La section « Tendances » permet de situer Ramau dans l’organisation et la production académique contemporaine. D’abord, Laurent Devisme, dans son texte sur la forme réseau, montre comment des dynamiques transversales de recherche et d’exploration se sont imposées ces dernières années dans les échanges entre chercheurs. Elles se sont affirmées indépendamment des logiques territoriales propres aux établissements et aux organisations issus de la recherche architecturale et urbaine comme celles des laboratoires. Dans ce cadre, le réseau Ramau possède deux caractéristiques constitutives : le soutien initial des institutions à son projet et le caractère hybride de sa composition acteurs/chercheurs. Ensuite, Olivier Chadoin positionne l’activité Ramau dans ses apports et ses rapports avec le métier d’architecte, dans une perspective de sociologie des professions et d’une sociologie du travail. Il rappelle ainsi la nécessité, pour les chercheurs du réseau Ramau, de dépasser les études de cas, et souligne l’importance de faire dialoguer leurs travaux avec les questions théoriques générales à propos des professions.

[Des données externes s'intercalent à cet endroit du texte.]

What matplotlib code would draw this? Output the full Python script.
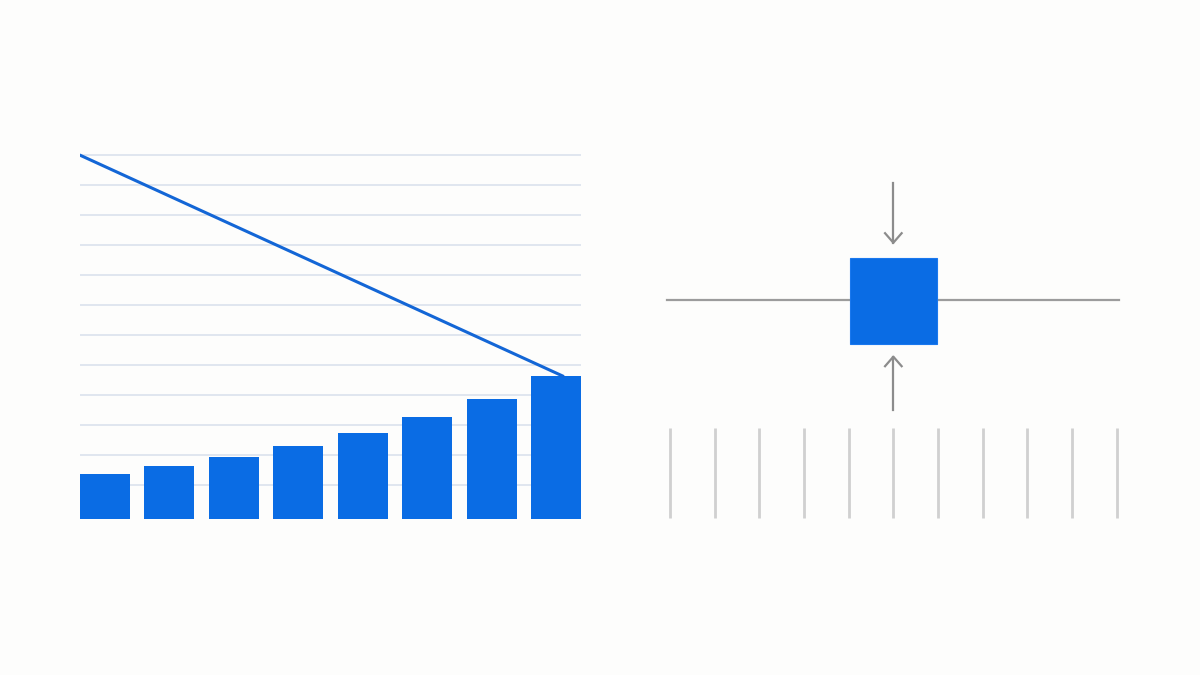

La section « Transmissions » renvoie à l’avenir du réseau en s’intéressant à la génération des jeunes chercheurs en architecture, urbanisme, ingénierie et paysage qui se positionnent autour des thématiques du réseau et pour lesquels Ramau représente un espace d’expression et de débats potentiels. Quelques éléments de l’étude sociologique du groupe des « Jeunes Ramau » (article de Laura Brown) donnent ici un aperçu de leurs activités, profils et trajectoires. Des portraits illustrent ce premier panorama et font apparaître quelques traits communs : une majorité de diplômés en architecture et en urbanisme, une féminisation du groupe, le désir de devenir enseignant-chercheur. Un groupe en constitution qu’il s’agit désormais de fédérer.
Prendre prétexte d’un anniversaire, nos 20 ans, pour réaliser une publication sous forme de bilan, c’est sans doute célébrer un collectif vivant et chaleureux qui a su pérenniser son activité, accueillir de nouveaux membres et de nouvelles thématiques dans un climat d’écoute et de partage. Le choix d’écritures à plusieurs mains a d’ailleurs été un moment fort pour le collectif, et l’occasion pour les nouveaux entrants de prendre connaissance d’une histoire déjà riche. C’est aussi une occasion de se situer, voire de se comparer, dans le monde exigeant de la recherche. Mais c’est surtout l’occasion de définir quelques perspectives et directions d’avenir. Nous espérons que nos lecteurs y puiseront des ressources et des idées.